Is this on an air brake system? It is probably a heated regenerative dryer. When in use the dessicant charge absorbs the moisture in the air. When the dessicant becomes saturated with moisture it will not absorb any more water. You can restore the dessicant by heating it and the heat will drive the moisture out to atmosphere. You usually need a small (15% of design capacity) amount of dry compressed air purging through it for a few minutes to regenerate it.
Not all dessicants are able to be regenerated. Some become usless after absorbing water.
2002 F350 7.3 Ltr. 6sp.DRW 270K miles, 13' service body
1952 F1 flathead Project Truck
2008 Lincoln MKX
Thanks for the reply. Yes the Ford does have Air Brakes. Currently I empty the air tanks daily. The system only seems to get moisture during cold weather operation.
The manual for the dryer indicate that the AD-IP dryer does a purge of contaminants when the compressor starts. Here is a quote from the manual:
As air brake system pressure reaches the cutout setting of
the governor, the governor unloads the compressor (air
compression is stopped) and the purge cycle of the air dryer
begins. When the governor unloads the compressor, it
pressurizes the compressor unloader mechanism and the
line connecting the governor unloader port to the AD-IP ™ air
dryer end cover control port. The purge piston moves in
response to air pressure causing the purge valve to open to
the atmosphere and the turbo cutoff valve to close off the
supply of air from the compressor (this will be further
discussed in the Turbo Cutoff Feature section). Water and
contaminants in the end cover sump are expelled
immediately when the purge valve opens. Also, air which
was flowing through the desiccant cartridge changes direction
and begins to flow toward the open purge valve. Liquid oil
and solid contaminants collected by the oil separator are
removed by air flowing from the purge volume through the
desiccant drying bed to the open purge valve."
As you can see there is no mention of a need for the heater in the above. Later on the manual describes how to test the heater but no mention of why or when to use it.
I have been reading up at various sites and I think I have an idea of what the heater purpose is.
According to the documentation the IP integral purge will discharge the contaminants when the truck starts.This is automatic to the air dryer. My theory is that in cold weather if the IP is triggered on startup and the IP is frozen then damage to the dryer could occur. The heater then is there to make sure the IP is not frozen when the purge occurs. After the truck reaches normal temperature then the heater is not needed.
I have been doing some reading on mounting the air dryer and can find no mention on mounting lower than air tanks.

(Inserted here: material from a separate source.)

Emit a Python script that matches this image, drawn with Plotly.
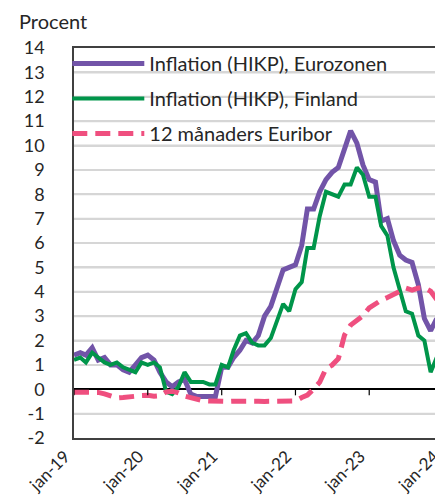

The one diagram I have shows the tanks lower than the dryer. Other than that there is no specific on mounting position. Also the tanks are mounted at frame level so getting lower would leave the dryer below the frame.
The main thing is to mount the dryer below the inlet line from the compressor and keep the line as straight as possible to keep water from condensing and freezing in the inlet air line. I am installing one in my C950 as I have had a few too many treadle valve freeze ups and hope this will help along with insulating the valve and heating it with water from the engine. The dryer heater will cycle as needed to keep the discharge valve from also freezing up.